__WHAT TO PRODUCE__
Repeat the data word for word. Do not include the pictures.
## Start STORED DATA
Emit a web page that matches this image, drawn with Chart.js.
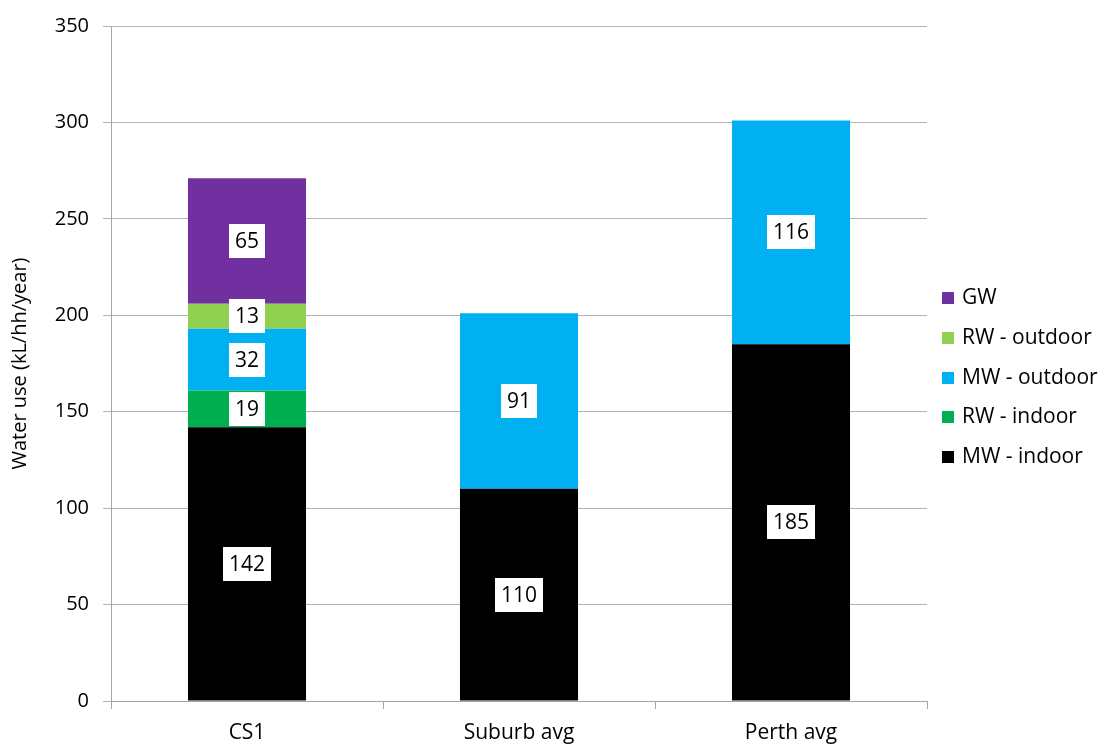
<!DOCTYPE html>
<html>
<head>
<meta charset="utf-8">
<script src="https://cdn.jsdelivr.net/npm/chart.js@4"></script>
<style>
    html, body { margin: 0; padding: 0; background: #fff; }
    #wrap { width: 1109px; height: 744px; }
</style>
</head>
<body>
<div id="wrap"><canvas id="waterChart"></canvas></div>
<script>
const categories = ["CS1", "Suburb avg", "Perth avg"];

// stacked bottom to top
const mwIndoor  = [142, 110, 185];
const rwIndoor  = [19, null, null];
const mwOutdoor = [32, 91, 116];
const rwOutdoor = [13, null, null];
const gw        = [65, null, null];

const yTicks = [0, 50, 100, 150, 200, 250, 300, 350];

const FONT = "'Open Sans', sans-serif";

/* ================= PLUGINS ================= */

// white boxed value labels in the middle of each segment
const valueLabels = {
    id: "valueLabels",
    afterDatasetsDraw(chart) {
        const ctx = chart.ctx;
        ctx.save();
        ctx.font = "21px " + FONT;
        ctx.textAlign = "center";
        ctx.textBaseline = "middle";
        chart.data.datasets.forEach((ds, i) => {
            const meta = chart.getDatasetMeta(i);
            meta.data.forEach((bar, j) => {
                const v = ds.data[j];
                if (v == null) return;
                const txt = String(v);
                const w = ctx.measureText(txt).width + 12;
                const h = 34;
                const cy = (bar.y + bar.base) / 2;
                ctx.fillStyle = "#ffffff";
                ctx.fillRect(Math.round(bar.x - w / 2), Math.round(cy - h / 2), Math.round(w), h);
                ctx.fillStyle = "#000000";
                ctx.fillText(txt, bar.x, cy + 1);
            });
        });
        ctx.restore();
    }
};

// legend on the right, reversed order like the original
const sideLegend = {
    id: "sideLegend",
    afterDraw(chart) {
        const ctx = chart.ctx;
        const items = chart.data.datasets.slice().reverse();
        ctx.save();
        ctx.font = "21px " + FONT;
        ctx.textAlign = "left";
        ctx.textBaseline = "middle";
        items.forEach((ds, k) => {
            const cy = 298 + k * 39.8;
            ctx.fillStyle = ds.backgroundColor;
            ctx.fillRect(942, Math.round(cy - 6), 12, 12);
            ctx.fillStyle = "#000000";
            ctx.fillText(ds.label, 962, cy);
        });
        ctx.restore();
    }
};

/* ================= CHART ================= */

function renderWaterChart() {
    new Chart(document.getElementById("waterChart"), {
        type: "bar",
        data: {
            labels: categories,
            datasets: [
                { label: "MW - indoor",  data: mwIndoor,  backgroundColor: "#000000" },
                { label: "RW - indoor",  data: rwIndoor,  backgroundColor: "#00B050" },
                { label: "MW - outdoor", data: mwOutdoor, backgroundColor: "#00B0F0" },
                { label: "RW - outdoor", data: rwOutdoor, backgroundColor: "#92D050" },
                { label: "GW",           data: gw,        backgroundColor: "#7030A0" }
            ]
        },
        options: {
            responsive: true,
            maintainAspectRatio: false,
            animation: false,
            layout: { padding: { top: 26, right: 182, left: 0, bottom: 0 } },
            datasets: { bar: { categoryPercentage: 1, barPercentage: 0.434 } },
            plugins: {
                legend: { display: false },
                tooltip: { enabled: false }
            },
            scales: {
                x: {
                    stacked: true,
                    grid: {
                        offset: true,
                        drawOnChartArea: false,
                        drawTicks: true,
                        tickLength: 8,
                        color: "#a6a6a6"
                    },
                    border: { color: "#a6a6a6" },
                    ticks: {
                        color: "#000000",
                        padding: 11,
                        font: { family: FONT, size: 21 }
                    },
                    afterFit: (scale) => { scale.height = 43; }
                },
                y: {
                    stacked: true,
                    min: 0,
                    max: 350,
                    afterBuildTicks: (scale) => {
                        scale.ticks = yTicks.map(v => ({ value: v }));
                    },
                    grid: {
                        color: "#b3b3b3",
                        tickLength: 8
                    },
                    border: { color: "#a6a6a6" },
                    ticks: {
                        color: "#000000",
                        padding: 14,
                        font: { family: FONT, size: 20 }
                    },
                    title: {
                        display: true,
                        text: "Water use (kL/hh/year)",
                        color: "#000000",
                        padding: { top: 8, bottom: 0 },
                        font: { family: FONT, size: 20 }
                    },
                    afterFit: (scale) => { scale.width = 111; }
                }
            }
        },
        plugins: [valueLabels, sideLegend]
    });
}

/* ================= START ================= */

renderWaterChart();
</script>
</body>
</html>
## End STORED DATA
__SOLUTION FOR THIS EXERCISE__
Emit a web page that matches this image, drawn with Chart.js.
<!DOCTYPE html>
<html>
<head>
<meta charset="utf-8">
<script src="https://cdn.jsdelivr.net/npm/chart.js@4"></script>
<style>
    html, body { margin: 0; padding: 0; background: #fff; }
    #wrap { width: 1109px; height: 744px; }
</style>
</head>
<body>
<div id="wrap"><canvas id="waterChart"></canvas></div>
<script>
const categories = ["CS1", "Suburb avg", "Perth avg"];

// stacked bottom to top
const mwIndoor  = [142, 110, 185];
const rwIndoor  = [19, null, null];
const mwOutdoor = [32, 91, 116];
const rwOutdoor = [13, null, null];
const gw        = [65, null, null];

const yTicks = [0, 50, 100, 150, 200, 250, 300, 350];

const FONT = "'Open Sans', sans-serif";

/* ================= PLUGINS ================= */

// white boxed value labels in the middle of each segment
const valueLabels = {
    id: "valueLabels",
    afterDatasetsDraw(chart) {
        const ctx = chart.ctx;
        ctx.save();
        ctx.font = "21px " + FONT;
        ctx.textAlign = "center";
        ctx.textBaseline = "middle";
        chart.data.datasets.forEach((ds, i) => {
            const meta = chart.getDatasetMeta(i);
            meta.data.forEach((bar, j) => {
                const v = ds.data[j];
                if (v == null) return;
                const txt = String(v);
                const w = ctx.measureText(txt).width + 12;
                const h = 34;
                const cy = (bar.y + bar.base) / 2;
                ctx.fillStyle = "#ffffff";
                ctx.fillRect(Math.round(bar.x - w / 2), Math.round(cy - h / 2), Math.round(w), h);
                ctx.fillStyle = "#000000";
                ctx.fillText(txt, bar.x, cy + 1);
            });
        });
        ctx.restore();
    }
};

// legend on the right, reversed order like the original
const sideLegend = {
    id: "sideLegend",
    afterDraw(chart) {
        const ctx = chart.ctx;
        const items = chart.data.datasets.slice().reverse();
        ctx.save();
        ctx.font = "21px " + FONT;
        ctx.textAlign = "left";
        ctx.textBaseline = "middle";
        items.forEach((ds, k) => {
            const cy = 298 + k * 39.8;
            ctx.fillStyle = ds.backgroundColor;
            ctx.fillRect(942, Math.round(cy - 6), 12, 12);
            ctx.fillStyle = "#000000";
            ctx.fillText(ds.label, 962, cy);
        });
        ctx.restore();
    }
};

/* ================= CHART ================= */

function renderWaterChart() {
    new Chart(document.getElementById("waterChart"), {
        type: "bar",
        data: {
            labels: categories,
            datasets: [
                { label: "MW - indoor",  data: mwIndoor,  backgroundColor: "#000000" },
                { label: "RW - indoor",  data: rwIndoor,  backgroundColor: "#00B050" },
                { label: "MW - outdoor", data: mwOutdoor, backgroundColor: "#00B0F0" },
                { label: "RW - outdoor", data: rwOutdoor, backgroundColor: "#92D050" },
                { label: "GW",           data: gw,        backgroundColor: "#7030A0" }
            ]
        },
        options: {
            responsive: true,
            maintainAspectRatio: false,
            animation: false,
            layout: { padding: { top: 26, right: 182, left: 0, bottom: 0 } },
            datasets: { bar: { categoryPercentage: 1, barPercentage: 0.434 } },
            plugins: {
                legend: { display: false },
                tooltip: { enabled: false }
            },
            scales: {
                x: {
                    stacked: true,
                    grid: {
                        offset: true,
                        drawOnChartArea: false,
                        drawTicks: true,
                        tickLength: 8,
                        color: "#a6a6a6"
                    },
                    border: { color: "#a6a6a6" },
                    ticks: {
                        color: "#000000",
                        padding: 11,
                        font: { family: FONT, size: 21 }
                    },
                    afterFit: (scale) => { scale.height = 43; }
                },
                y: {
                    stacked: true,
                    min: 0,
                    max: 350,
                    afterBuildTicks: (scale) => {
                        scale.ticks = yTicks.map(v => ({ value: v }));
                    },
                    grid: {
                        color: "#b3b3b3",
                        tickLength: 8
                    },
                    border: { color: "#a6a6a6" },
                    ticks: {
                        color: "#000000",
                        padding: 14,
                        font: { family: FONT, size: 20 }
                    },
                    title: {
                        display: true,
                        text: "Water use (kL/hh/year)",
                        color: "#000000",
                        padding: { top: 8, bottom: 0 },
                        font: { family: FONT, size: 20 }
                    },
                    afterFit: (scale) => { scale.width = 111; }
                }
            }
        },
        plugins: [valueLabels, sideLegend]
    });
}

/* ================= START ================= */

renderWaterChart();
</script>
</body>
</html>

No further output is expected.